◆ **Required task**
Exactly the lines from the line holding "What D3.js code" to the line holding "700, 800, 900];", both lines included, are to be echoed; pictures are not.

◆ **Records to use**
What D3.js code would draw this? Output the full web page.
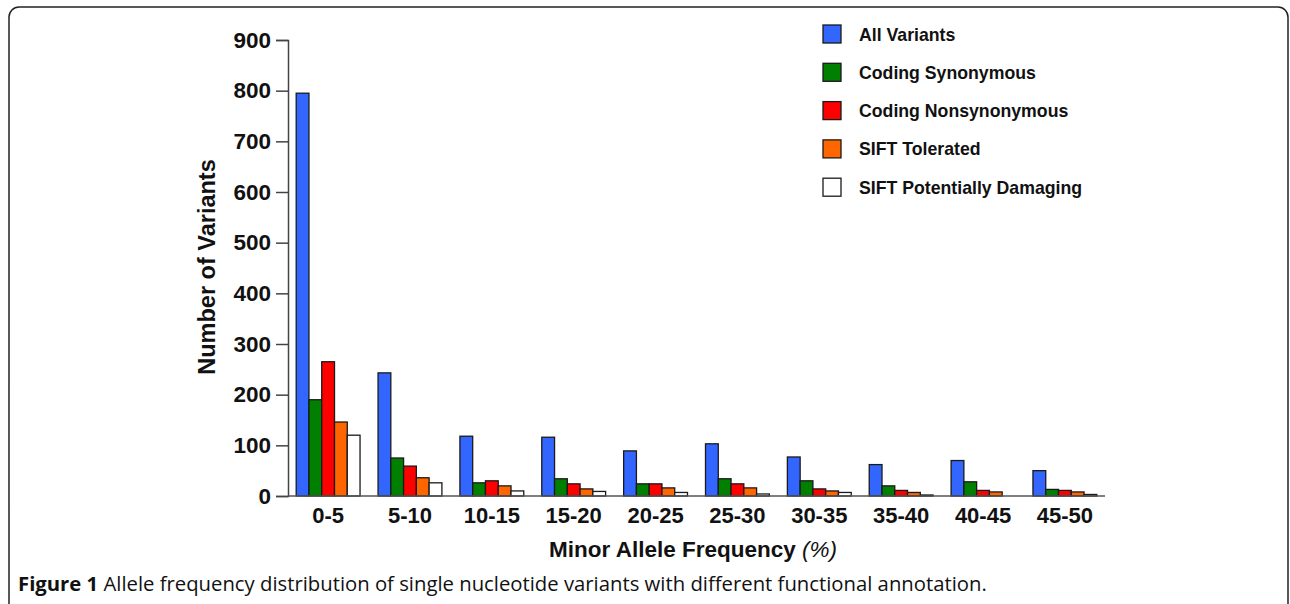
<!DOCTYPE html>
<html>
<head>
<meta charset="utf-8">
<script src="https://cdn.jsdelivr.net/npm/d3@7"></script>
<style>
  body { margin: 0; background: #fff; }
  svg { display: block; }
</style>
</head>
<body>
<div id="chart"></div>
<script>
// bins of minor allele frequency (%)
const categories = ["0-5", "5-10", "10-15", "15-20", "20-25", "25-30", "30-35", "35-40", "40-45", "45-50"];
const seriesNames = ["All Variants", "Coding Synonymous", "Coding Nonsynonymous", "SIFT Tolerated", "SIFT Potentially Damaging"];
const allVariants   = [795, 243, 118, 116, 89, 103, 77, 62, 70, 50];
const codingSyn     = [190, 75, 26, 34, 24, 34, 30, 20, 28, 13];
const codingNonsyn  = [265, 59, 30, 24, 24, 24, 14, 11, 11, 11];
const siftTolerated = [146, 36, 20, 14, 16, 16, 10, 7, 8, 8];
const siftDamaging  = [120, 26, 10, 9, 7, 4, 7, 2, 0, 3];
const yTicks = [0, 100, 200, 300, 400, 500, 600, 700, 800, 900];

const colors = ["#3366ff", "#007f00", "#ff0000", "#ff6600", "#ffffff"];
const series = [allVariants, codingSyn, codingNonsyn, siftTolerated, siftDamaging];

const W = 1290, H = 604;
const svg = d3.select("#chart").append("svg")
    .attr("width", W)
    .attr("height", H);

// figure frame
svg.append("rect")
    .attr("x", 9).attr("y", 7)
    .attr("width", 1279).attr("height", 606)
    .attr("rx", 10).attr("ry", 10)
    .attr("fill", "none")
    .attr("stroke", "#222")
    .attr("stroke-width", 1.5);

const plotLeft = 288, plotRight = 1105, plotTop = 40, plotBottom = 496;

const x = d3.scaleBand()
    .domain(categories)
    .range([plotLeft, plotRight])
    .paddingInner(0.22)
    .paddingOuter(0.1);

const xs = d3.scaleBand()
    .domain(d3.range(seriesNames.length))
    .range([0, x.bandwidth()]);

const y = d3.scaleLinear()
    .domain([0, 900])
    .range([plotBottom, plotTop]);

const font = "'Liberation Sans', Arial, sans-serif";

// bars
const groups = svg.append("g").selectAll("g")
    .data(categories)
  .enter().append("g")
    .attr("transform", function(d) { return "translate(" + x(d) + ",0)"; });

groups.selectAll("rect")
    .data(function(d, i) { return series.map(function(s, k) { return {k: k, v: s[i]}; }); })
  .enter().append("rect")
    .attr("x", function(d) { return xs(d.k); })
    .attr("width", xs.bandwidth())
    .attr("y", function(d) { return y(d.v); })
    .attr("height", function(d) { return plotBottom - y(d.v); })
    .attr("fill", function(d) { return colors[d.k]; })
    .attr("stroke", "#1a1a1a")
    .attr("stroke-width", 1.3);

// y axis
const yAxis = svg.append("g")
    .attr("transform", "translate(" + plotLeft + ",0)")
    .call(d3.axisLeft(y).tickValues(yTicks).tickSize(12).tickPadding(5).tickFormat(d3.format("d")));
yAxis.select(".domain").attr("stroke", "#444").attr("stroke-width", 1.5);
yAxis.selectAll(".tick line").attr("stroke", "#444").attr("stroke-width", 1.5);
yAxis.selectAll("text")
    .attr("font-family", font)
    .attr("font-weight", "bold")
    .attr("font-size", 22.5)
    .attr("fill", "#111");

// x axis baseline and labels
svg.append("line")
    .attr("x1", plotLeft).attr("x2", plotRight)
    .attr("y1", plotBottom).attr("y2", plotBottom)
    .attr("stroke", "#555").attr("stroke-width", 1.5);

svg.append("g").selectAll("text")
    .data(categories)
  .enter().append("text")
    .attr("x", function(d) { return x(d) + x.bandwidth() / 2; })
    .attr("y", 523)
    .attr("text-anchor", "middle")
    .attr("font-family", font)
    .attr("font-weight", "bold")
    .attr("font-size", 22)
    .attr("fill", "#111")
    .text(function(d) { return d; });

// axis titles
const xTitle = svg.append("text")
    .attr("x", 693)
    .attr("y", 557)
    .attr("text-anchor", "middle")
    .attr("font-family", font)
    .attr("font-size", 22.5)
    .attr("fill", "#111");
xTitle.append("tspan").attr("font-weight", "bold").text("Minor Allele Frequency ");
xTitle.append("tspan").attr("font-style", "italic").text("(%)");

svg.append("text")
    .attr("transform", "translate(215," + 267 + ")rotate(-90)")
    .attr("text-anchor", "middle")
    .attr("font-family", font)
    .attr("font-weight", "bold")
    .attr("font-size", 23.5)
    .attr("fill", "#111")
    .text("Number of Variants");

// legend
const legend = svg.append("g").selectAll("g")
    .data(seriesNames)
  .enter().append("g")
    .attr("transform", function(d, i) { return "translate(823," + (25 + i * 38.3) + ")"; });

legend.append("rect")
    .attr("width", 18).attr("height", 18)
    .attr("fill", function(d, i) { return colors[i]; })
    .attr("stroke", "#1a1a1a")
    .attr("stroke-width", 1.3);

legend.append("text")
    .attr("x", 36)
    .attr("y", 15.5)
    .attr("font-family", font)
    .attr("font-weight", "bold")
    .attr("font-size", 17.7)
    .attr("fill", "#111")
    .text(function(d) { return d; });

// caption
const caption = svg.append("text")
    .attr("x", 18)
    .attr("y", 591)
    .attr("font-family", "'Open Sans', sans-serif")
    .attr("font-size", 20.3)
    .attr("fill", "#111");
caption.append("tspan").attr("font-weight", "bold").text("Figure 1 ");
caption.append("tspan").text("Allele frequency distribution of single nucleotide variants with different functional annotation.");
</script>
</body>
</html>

--

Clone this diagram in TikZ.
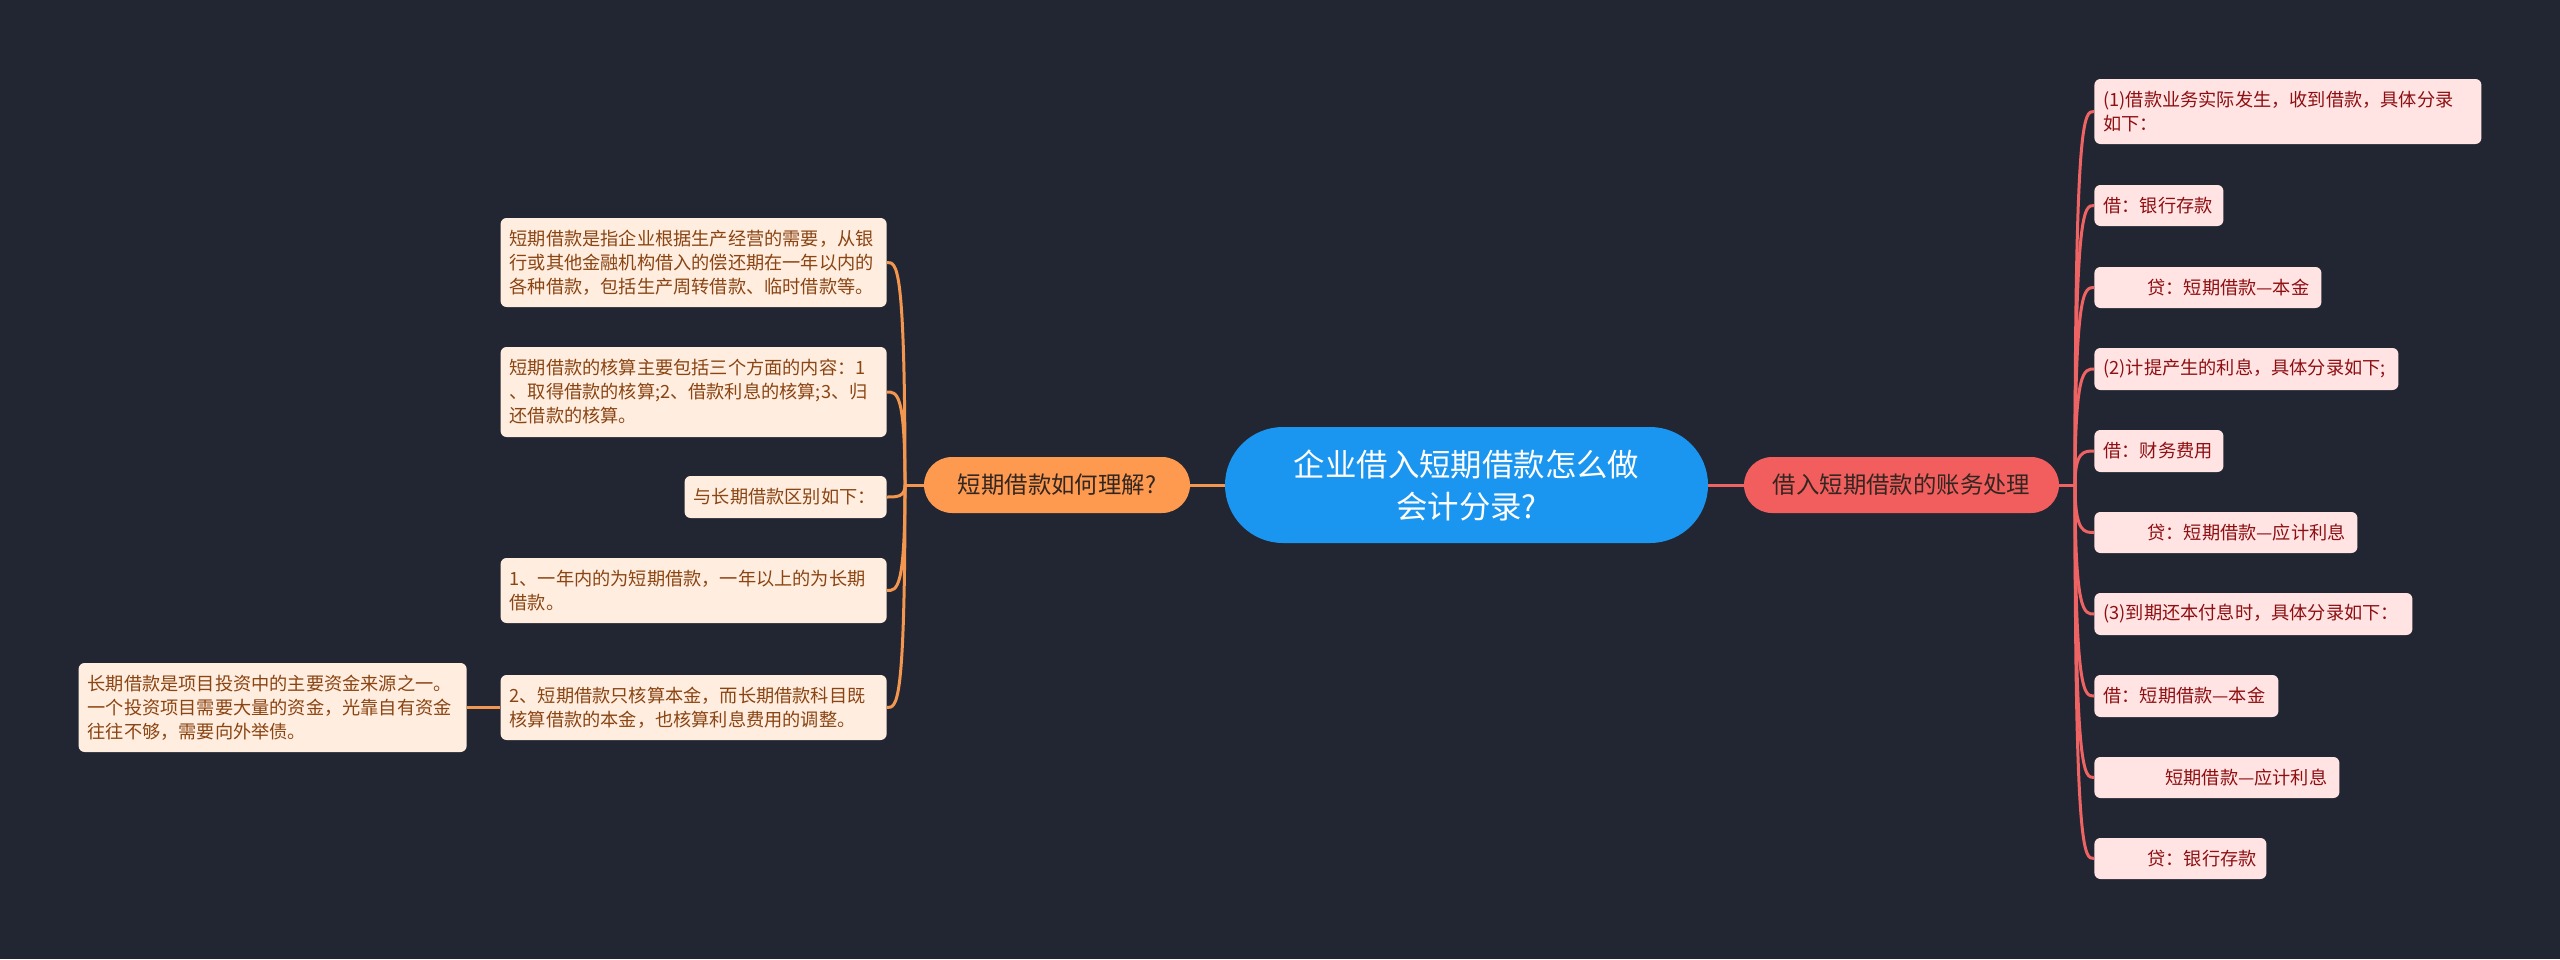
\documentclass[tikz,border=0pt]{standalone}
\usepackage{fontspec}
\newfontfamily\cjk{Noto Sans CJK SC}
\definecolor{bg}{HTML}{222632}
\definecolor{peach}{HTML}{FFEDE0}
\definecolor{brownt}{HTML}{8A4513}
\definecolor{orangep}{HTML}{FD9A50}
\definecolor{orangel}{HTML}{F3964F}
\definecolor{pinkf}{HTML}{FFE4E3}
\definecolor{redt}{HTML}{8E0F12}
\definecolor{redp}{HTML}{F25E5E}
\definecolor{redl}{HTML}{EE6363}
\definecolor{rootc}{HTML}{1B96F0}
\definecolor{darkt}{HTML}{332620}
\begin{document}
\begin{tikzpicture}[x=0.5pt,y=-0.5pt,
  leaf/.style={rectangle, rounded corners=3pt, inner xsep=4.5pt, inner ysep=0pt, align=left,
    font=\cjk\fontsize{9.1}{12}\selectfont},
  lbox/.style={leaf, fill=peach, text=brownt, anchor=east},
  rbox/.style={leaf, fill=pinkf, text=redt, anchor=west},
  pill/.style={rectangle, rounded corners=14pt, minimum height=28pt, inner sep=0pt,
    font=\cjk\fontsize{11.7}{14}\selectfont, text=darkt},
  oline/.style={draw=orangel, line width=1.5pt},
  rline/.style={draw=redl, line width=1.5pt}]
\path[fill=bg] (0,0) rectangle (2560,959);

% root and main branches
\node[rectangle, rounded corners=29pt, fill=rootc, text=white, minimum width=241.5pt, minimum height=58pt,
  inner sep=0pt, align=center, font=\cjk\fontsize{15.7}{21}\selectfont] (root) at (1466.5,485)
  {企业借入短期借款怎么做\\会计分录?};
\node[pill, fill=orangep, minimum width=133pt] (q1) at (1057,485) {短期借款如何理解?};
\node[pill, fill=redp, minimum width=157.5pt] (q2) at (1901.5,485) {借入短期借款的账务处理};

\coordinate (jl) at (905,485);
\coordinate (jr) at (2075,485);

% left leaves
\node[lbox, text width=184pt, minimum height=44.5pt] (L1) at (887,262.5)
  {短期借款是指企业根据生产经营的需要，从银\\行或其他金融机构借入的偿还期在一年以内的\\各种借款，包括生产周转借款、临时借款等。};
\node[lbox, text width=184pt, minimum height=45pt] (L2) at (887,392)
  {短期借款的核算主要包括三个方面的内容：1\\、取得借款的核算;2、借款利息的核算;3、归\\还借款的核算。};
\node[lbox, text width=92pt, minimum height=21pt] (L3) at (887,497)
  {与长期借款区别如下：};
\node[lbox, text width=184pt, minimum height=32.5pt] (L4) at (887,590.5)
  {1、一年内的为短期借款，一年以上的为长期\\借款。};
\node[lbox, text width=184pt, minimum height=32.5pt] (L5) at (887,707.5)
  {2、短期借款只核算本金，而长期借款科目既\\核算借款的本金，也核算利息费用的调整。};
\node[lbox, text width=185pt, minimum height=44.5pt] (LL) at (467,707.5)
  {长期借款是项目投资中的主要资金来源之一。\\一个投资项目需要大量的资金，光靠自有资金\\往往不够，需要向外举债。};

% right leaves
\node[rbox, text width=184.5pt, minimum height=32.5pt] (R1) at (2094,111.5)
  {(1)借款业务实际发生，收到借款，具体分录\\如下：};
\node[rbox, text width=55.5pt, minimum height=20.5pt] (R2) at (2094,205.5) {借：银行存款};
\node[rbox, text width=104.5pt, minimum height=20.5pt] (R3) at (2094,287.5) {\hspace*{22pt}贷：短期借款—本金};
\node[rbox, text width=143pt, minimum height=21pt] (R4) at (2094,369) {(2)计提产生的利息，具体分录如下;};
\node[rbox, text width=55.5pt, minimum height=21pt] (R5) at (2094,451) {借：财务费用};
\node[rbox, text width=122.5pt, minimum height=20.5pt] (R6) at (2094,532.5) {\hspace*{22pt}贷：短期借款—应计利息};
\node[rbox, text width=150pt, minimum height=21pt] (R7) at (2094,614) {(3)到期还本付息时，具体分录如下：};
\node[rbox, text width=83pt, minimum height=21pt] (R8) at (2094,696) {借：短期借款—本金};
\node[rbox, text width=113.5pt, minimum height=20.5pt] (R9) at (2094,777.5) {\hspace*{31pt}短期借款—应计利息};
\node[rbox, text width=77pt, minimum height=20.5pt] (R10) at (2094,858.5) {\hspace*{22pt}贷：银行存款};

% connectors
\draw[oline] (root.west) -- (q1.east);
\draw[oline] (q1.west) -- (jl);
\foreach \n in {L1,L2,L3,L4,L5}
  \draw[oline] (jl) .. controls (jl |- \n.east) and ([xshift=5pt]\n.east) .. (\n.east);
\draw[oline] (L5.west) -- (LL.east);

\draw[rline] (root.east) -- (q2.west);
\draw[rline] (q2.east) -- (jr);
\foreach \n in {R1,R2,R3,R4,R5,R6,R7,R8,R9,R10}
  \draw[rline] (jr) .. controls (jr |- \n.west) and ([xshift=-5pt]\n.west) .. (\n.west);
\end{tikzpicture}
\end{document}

◆ **Reply to the exercise**
What D3.js code would draw this? Output the full web page.
<!DOCTYPE html>
<html>
<head>
<meta charset="utf-8">
<script src="https://cdn.jsdelivr.net/npm/d3@7"></script>
<style>
  body { margin: 0; background: #fff; }
  svg { display: block; }
</style>
</head>
<body>
<div id="chart"></div>
<script>
// bins of minor allele frequency (%)
const categories = ["0-5", "5-10", "10-15", "15-20", "20-25", "25-30", "30-35", "35-40", "40-45", "45-50"];
const seriesNames = ["All Variants", "Coding Synonymous", "Coding Nonsynonymous", "SIFT Tolerated", "SIFT Potentially Damaging"];
const allVariants   = [795, 243, 118, 116, 89, 103, 77, 62, 70, 50];
const codingSyn     = [190, 75, 26, 34, 24, 34, 30, 20, 28, 13];
const codingNonsyn  = [265, 59, 30, 24, 24, 24, 14, 11, 11, 11];
const siftTolerated = [146, 36, 20, 14, 16, 16, 10, 7, 8, 8];
const siftDamaging  = [120, 26, 10, 9, 7, 4, 7, 2, 0, 3];
const yTicks = [0, 100, 200, 300, 400, 500, 600, 700, 800, 900];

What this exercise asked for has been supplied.